Unfortunately, we live in a lowest bidder world economy, because practices like free trade and outsourcing have undermined the ability of workers to negotiate for better compensation and working environments. The developed world now competes by lowering taxes and falling to regulate, which means the Third World, where demand is lacking, has far less leverage. Consequently, the developed world and the developing world must confront the over "liberalization" of international trade that has undercut the ability of governments to tax, regulate, and protect their national economies as well as their citizens.
Sadly, largely successful South Africa is plagued by violence against immigrants. The root cause appears to be an economy that favors immigrants who are able to start new businesses instead of South Africans who were impoverished and marginalized during the white-ruled Apartheid era. The current bout of violence is, however, being blamed on “tribal authorities,” who retained their power following Apartheid for the sake of stability and compromise. These nondemocratic components of South Africa’s democracy may share in the blame for provoking the violence, yet Western bias can easily convince us it is an inherent problem with African governance.
In Africa, there is great dysfunction; however, there is also misplaced blame when it comes to South Africa’s assimilation of traditional (tribal) leadership into their democratic national governments. Western Democracies are liberal democracies, which mean they place individual freedoms and rights above social and cultural rights. Failing to recognize not all democracies will function in the same way, or adopt the same characteristics, African governments are often criticized by Westerners for the wrong reasons.

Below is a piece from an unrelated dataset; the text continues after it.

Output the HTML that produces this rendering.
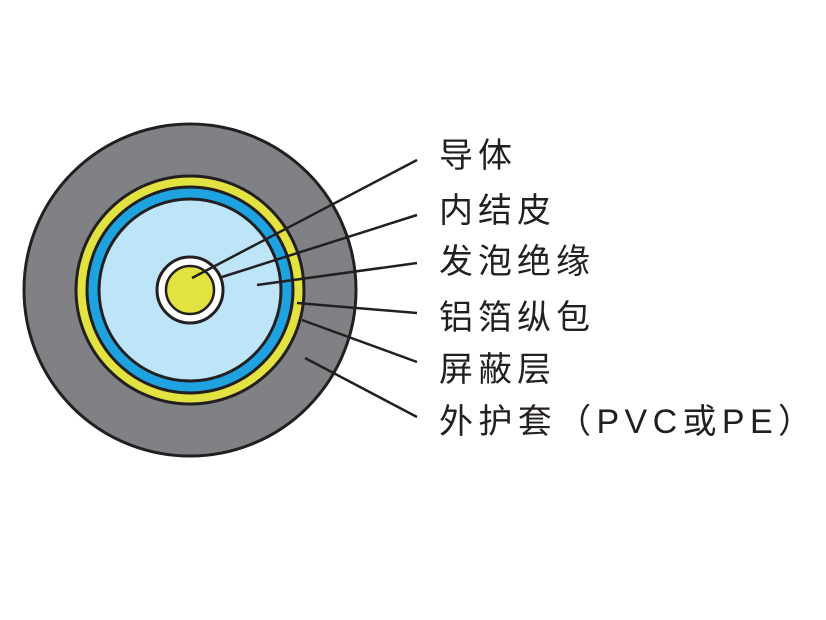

The Judicial Branch of the US government and the British House of Lords serve as examples where nondemocratic authority is used to balance professional and cultural interests in the West. In the latter case, Britain’s upper house is increasingly symbolic in nature as the interests of the British People drift away from the influence of the monarchy. Like Judges, tribal leadership must be accepted at the local level before they can be part of the democratic national government, thus tribal leadership is not necessarily a problem. The judgment of these governments must, therefore, depend on how well they are serving the interests of their communities and Peoples, not their democratic qualifications.
African governments are often criticized by Westerners for their dysfunctional behavior, yet the same kind of dysfunction is increasingly seen in the West, e.g. the US government. The difference between Africa and the West is that the West has had a history of successful democratic governance and strong broad-base economic development. The West is, unfortunately, living off its successful legacy instead of building a brighter future for all citizens. On the other hand, Africa is trying to recreate what the West once did, but it cannot do so unless the West supports that vision through better policies. Consequently, the West needs to embrace the populist policies and practices that made it successful in the first place.